Germany’s President Frank Steinmeier had hoped to pay a visit to Ukraine's capital city of Kyiv to demonstrate European solidarity in the wake of Russia's war on its neighbor. Unfortunately for him, Ukraine has a different request for Steinmeier: stay home.

On Tuesday, German media reported that Steinmeier was prepared to join his European counterparts from Poland, Estonia, Latvia and Lithuania on a trip to Kyiv where they would meet with Ukraine’s President Volodomyr Zelensky. But before the trip could be finalized, Ukrainian diplomats conveyed the message to Steinmeier that he was not welcome in Ukraine.

“We all here know Steinmeier’s close ties to Russia, which have also been marked by the Steinmeier formula,” an anonymous Ukrainian diplomat told German newspaper Bild, according to The Guardian. “He is currently not welcome in Kyiv. We will see whether that will change one day.”

Steinmeier, who comes from the same center-left Social Democrats as German Chancellor Olaf Scholz, confirmed in his own statement that the trip was off.

“I was ready to do this, but apparently — and I have to take note of this — this was not wanted in Kyiv,” said Steinmeier

To deliver such a humiliating rebuke to the head of state of a major European ally only speaks to the antipathy felt in Ukraine and among aides to Zelensky towards Germany’s policies towards Russia.

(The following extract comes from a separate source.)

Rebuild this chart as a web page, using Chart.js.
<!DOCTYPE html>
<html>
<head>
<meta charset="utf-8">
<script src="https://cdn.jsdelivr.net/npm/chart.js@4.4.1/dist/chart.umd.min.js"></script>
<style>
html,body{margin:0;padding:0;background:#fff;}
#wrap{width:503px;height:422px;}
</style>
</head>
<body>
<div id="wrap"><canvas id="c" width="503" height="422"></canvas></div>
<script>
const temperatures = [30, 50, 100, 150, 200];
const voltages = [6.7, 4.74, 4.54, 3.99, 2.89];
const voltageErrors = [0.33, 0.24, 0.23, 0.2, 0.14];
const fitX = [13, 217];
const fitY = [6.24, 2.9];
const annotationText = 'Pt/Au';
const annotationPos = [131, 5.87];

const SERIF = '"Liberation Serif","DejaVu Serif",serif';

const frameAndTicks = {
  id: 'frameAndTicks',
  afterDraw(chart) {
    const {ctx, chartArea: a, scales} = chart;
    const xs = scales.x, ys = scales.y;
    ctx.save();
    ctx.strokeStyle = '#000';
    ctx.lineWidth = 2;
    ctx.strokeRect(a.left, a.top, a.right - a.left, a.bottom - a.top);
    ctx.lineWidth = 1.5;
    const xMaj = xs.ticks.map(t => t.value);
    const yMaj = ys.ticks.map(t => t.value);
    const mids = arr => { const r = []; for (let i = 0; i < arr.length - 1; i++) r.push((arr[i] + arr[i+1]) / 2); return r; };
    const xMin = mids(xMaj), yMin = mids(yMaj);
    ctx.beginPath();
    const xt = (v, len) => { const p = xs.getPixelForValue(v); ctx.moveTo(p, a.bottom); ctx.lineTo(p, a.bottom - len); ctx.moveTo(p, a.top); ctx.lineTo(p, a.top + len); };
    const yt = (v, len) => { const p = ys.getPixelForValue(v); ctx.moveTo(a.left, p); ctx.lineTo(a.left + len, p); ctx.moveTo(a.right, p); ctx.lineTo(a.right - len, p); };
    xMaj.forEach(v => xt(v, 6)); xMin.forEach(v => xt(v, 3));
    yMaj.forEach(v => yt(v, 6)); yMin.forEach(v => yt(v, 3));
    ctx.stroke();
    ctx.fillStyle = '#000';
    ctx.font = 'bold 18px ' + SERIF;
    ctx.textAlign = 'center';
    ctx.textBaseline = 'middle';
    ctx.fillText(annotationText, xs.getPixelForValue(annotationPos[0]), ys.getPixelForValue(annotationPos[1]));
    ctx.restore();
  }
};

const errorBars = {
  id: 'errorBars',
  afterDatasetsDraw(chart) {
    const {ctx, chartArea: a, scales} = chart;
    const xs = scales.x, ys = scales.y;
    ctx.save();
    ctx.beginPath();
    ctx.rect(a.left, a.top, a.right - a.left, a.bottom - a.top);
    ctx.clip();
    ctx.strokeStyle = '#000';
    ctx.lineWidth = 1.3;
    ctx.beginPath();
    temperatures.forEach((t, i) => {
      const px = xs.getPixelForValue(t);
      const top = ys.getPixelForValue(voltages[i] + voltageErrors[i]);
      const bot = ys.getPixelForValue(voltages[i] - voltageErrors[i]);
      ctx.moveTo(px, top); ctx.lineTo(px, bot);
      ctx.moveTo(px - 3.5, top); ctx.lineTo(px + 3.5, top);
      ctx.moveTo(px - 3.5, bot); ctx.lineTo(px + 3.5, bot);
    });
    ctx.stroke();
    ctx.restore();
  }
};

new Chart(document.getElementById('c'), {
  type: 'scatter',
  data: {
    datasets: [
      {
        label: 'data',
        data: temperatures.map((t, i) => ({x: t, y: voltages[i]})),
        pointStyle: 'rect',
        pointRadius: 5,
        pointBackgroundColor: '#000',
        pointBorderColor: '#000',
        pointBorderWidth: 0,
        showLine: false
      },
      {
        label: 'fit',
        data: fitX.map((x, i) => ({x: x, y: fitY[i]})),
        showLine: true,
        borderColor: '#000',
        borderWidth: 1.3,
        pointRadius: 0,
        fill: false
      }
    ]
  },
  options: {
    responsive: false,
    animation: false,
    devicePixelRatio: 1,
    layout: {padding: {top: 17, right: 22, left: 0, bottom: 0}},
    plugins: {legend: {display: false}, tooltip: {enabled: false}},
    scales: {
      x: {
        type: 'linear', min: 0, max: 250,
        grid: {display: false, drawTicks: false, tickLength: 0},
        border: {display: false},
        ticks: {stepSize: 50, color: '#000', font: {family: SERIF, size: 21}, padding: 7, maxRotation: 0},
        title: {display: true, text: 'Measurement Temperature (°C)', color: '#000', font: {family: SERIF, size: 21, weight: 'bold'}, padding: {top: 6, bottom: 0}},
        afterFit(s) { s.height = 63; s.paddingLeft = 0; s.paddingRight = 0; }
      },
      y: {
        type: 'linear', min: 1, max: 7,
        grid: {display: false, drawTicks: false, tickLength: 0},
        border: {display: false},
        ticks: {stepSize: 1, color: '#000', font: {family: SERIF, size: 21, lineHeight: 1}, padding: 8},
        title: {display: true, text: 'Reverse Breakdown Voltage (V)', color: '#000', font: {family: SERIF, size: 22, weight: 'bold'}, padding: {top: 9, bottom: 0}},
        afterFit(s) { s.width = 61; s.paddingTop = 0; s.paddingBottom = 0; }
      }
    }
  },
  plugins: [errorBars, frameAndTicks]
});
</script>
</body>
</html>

Russia’s decision to launch a war against Ukraine has been interpreted by many as a failure of its trade-focused relationship with Moscow. Before the war, Germany was repeatedly ridiculed for its refusal to supply lethal military aid or authorize other nations to send German-made weapons to Ukraine until after the war started. Germany’s advocacy for the now-defunct Nord Stream 2 pipeline from Russia was also seen as particularly offensive in Kyiv, which repeatedly argued against the project.

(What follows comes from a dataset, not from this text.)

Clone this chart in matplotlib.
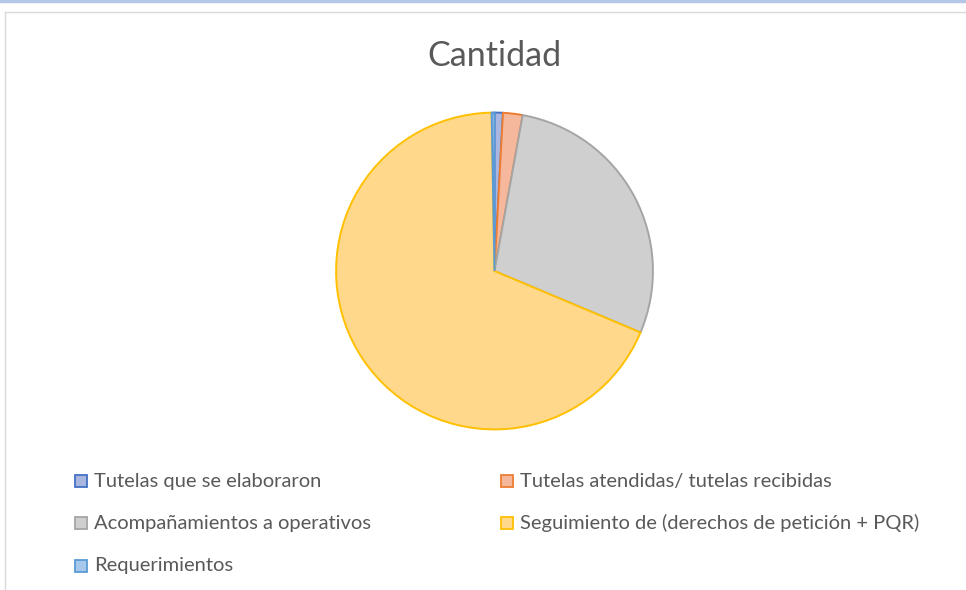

Steinmeier has earned a particular amount of ire for his advocacy of good relations with Russia from his time as former Chancellor Angela Merkel’s foreign minister.

In 2016, Steinmeier pushed a diplomatic initiative that became known as the Steinmeier Formula that called for elections in the Donbas, an amnesty plan for combatants and a withdrawal of military equipment on both sides. Neither Russia nor Ukraine agreed to its implementation, but Zelensky was greeted with rancorous protests by Ukrainians in 2019 over the proposal.

Last week, Steinmeier acknowledged that his handling of Russia had resulted in mistakes, pointing to the approval of Nord Stream 2 specifically.

"My sticking to Nord Stream 2, that was definitely a mistake,” the president said on 4 April. “We held on to bridges that Russia no longer believed in, and of which our partners warned us.”

“We failed to build a common European house. I did not believe Vladimir Putin would embrace his country’s complete economic, political and moral ruin for the sake of his imperial madness," Steinmeier continued.